====== RECORDS TO USE
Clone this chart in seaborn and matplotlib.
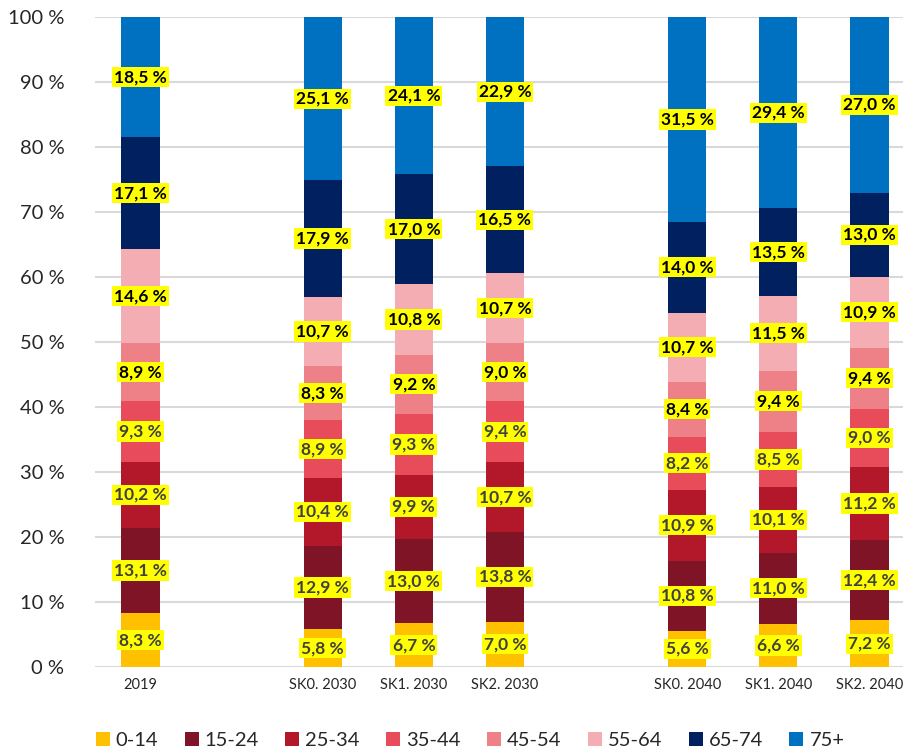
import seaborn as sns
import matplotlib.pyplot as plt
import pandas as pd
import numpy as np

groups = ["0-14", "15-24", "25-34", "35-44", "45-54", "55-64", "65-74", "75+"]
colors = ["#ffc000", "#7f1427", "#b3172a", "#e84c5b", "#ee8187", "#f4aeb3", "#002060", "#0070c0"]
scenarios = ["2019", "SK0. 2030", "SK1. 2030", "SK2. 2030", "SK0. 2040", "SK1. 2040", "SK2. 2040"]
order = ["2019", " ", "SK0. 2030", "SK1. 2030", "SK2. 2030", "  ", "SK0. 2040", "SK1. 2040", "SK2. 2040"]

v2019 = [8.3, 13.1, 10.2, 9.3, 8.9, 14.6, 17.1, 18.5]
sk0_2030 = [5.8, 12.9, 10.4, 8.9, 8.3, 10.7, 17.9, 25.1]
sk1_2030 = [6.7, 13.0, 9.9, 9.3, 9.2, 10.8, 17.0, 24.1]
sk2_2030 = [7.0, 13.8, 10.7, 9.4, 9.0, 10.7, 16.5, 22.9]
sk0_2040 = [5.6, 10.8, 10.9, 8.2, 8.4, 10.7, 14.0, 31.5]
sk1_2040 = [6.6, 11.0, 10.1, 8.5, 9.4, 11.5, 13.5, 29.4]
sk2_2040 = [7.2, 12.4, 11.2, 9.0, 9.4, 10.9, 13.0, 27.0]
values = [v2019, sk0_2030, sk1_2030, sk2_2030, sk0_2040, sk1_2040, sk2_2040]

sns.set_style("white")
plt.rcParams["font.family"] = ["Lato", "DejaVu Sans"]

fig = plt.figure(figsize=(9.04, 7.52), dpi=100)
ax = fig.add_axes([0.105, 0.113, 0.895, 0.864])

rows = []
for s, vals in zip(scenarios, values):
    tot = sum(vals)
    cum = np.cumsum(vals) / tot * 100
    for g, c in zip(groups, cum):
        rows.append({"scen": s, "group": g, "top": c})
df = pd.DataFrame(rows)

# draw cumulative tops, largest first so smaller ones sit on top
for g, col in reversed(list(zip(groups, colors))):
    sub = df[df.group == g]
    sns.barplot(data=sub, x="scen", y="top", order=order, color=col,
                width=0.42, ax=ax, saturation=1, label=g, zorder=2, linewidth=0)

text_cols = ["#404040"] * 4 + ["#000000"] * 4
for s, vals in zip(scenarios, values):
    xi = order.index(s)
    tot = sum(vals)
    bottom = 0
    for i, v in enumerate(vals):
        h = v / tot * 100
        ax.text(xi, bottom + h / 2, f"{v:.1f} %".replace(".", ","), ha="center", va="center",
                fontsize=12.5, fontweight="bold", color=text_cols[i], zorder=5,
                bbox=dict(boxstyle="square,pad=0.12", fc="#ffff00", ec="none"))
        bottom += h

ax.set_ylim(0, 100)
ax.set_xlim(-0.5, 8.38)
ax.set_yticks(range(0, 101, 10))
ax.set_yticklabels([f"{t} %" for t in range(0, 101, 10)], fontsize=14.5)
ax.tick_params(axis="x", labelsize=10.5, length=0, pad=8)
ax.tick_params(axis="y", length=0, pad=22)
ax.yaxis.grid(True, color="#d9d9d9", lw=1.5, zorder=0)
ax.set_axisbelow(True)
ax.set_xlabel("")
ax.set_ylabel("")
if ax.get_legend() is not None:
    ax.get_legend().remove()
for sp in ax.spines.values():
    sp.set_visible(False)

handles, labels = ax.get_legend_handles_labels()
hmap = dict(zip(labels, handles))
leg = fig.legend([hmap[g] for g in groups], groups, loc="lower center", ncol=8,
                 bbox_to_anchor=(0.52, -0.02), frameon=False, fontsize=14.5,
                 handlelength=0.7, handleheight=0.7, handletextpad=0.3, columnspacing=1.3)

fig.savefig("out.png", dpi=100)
============
====== RECORDS TO USE
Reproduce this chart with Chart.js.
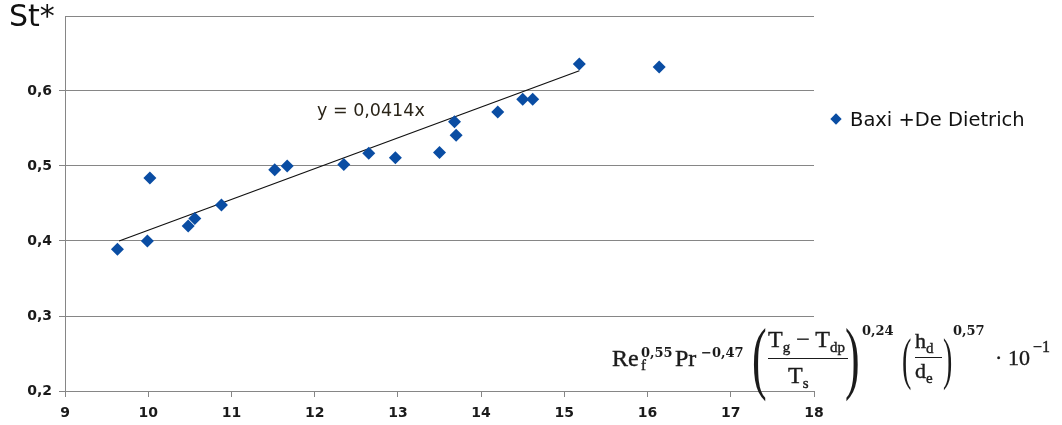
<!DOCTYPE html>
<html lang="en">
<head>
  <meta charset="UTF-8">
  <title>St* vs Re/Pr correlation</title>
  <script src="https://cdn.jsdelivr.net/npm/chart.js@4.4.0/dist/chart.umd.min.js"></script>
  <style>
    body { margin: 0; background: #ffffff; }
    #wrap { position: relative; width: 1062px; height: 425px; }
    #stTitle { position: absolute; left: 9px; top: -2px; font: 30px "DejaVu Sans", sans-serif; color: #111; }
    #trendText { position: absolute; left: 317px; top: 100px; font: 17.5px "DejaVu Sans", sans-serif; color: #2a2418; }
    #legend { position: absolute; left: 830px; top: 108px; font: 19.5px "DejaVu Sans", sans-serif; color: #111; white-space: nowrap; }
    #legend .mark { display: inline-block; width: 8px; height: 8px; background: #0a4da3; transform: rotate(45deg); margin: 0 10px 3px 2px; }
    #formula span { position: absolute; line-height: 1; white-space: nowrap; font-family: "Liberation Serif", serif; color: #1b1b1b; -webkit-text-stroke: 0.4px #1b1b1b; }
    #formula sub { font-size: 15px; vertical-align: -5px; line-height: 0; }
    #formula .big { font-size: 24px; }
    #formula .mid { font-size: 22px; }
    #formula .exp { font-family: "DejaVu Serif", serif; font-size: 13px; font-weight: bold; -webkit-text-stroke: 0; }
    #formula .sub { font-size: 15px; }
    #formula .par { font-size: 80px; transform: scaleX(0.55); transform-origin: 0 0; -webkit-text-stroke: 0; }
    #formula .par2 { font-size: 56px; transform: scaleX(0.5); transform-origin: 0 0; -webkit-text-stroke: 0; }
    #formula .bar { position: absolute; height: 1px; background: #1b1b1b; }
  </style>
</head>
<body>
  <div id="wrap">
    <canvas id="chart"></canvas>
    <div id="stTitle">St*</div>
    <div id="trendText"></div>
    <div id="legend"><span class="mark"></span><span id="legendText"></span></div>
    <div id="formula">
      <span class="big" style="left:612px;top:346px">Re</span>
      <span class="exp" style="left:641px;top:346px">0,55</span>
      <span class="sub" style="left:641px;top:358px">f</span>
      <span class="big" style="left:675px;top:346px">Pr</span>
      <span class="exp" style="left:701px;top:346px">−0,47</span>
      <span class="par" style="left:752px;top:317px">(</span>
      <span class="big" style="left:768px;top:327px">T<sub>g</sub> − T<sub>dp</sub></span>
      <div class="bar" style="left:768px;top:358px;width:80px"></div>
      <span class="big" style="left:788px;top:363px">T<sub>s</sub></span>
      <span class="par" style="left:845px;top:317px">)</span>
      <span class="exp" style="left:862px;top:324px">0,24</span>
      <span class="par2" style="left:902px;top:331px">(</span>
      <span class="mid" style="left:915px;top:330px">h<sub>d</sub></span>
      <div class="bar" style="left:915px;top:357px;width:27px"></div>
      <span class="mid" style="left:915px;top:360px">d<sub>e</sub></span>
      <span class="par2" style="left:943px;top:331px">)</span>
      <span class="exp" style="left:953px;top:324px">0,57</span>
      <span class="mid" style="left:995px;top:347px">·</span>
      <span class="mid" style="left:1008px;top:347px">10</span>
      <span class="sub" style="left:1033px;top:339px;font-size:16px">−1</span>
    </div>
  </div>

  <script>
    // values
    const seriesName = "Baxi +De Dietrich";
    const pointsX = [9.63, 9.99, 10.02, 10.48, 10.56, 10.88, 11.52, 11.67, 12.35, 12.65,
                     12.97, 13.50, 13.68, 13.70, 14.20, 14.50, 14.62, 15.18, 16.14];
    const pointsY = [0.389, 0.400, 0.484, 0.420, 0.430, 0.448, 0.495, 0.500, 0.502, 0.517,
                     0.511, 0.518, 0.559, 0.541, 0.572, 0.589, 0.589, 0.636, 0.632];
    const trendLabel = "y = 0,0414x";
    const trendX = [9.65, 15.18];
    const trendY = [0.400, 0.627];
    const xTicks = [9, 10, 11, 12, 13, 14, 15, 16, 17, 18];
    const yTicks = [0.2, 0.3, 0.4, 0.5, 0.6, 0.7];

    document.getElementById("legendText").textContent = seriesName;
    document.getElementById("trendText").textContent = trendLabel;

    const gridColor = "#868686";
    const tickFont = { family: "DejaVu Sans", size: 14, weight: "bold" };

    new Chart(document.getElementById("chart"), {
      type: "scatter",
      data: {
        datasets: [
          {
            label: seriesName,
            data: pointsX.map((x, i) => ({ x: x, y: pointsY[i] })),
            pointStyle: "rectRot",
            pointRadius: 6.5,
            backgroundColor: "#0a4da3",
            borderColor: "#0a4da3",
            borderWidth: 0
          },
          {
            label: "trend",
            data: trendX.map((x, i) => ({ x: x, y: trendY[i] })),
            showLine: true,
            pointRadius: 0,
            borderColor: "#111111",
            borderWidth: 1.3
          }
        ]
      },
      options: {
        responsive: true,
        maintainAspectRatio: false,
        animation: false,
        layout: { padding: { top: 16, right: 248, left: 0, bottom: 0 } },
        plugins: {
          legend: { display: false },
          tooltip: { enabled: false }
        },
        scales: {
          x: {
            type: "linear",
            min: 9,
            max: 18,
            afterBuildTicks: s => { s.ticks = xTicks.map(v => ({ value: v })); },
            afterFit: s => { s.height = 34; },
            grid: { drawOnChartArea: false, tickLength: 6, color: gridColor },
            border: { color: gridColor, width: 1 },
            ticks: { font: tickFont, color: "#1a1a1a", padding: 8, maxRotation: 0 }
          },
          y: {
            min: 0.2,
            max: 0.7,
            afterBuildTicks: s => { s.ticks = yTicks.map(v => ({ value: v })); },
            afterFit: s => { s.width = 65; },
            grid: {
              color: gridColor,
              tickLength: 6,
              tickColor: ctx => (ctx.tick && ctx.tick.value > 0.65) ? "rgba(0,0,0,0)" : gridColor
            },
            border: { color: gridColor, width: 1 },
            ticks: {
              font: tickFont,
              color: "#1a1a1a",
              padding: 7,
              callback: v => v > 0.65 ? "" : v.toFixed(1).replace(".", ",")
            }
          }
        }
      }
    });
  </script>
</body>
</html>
============
====== RECORDS TO USE
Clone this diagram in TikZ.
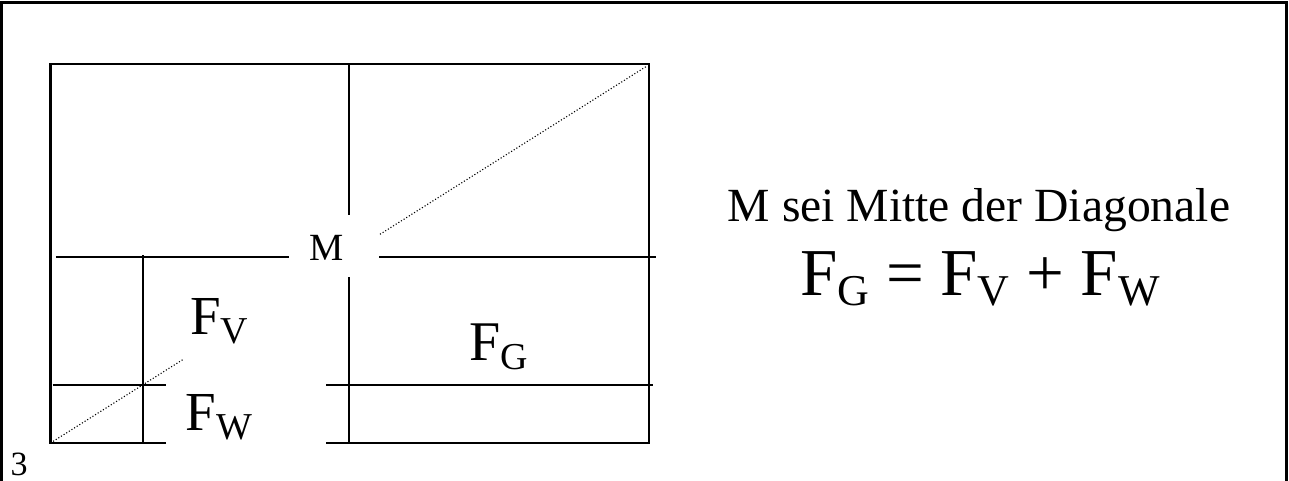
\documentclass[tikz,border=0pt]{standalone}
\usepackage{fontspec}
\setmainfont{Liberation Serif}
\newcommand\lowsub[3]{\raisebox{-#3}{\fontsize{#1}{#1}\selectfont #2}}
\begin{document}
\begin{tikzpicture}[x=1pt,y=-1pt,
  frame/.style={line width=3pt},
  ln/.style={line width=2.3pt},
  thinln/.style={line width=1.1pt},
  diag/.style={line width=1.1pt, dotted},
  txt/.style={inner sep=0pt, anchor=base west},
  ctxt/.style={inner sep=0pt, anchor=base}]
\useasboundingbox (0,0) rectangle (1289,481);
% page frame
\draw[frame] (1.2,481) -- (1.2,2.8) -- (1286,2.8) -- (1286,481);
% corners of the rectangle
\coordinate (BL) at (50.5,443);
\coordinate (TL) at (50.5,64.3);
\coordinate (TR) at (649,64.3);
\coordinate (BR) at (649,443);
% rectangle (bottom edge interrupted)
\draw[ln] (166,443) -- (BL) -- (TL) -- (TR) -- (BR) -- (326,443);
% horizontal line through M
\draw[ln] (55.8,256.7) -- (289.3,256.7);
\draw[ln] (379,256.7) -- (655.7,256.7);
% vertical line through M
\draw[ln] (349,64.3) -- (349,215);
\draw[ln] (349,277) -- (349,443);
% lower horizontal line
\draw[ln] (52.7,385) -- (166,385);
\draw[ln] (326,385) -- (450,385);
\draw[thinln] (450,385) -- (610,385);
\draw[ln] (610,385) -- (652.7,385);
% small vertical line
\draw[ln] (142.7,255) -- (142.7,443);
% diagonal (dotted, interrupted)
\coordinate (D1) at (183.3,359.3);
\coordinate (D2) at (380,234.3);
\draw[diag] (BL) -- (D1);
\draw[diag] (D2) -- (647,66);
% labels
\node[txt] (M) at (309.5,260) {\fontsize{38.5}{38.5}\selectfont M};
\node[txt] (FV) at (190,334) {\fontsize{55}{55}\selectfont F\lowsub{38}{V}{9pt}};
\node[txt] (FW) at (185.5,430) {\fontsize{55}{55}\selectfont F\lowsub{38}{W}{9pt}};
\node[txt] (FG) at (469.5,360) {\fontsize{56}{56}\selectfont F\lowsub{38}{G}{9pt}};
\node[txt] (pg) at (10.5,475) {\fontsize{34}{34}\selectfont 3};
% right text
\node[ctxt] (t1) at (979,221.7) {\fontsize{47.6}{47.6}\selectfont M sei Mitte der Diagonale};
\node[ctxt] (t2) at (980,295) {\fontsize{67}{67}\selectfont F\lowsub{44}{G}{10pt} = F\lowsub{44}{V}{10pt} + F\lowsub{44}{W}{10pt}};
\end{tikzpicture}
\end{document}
============
(AIM): Copy exactly, and copy only, the lines from the one with "Clone this chart in seaborn and matplotlib." to the one with "import numpy as np", ends included. Pictures are not part of the copy.

(FINISHED TASK):
Clone this chart in seaborn and matplotlib.
import seaborn as sns
import matplotlib.pyplot as plt
import pandas as pd
import numpy as np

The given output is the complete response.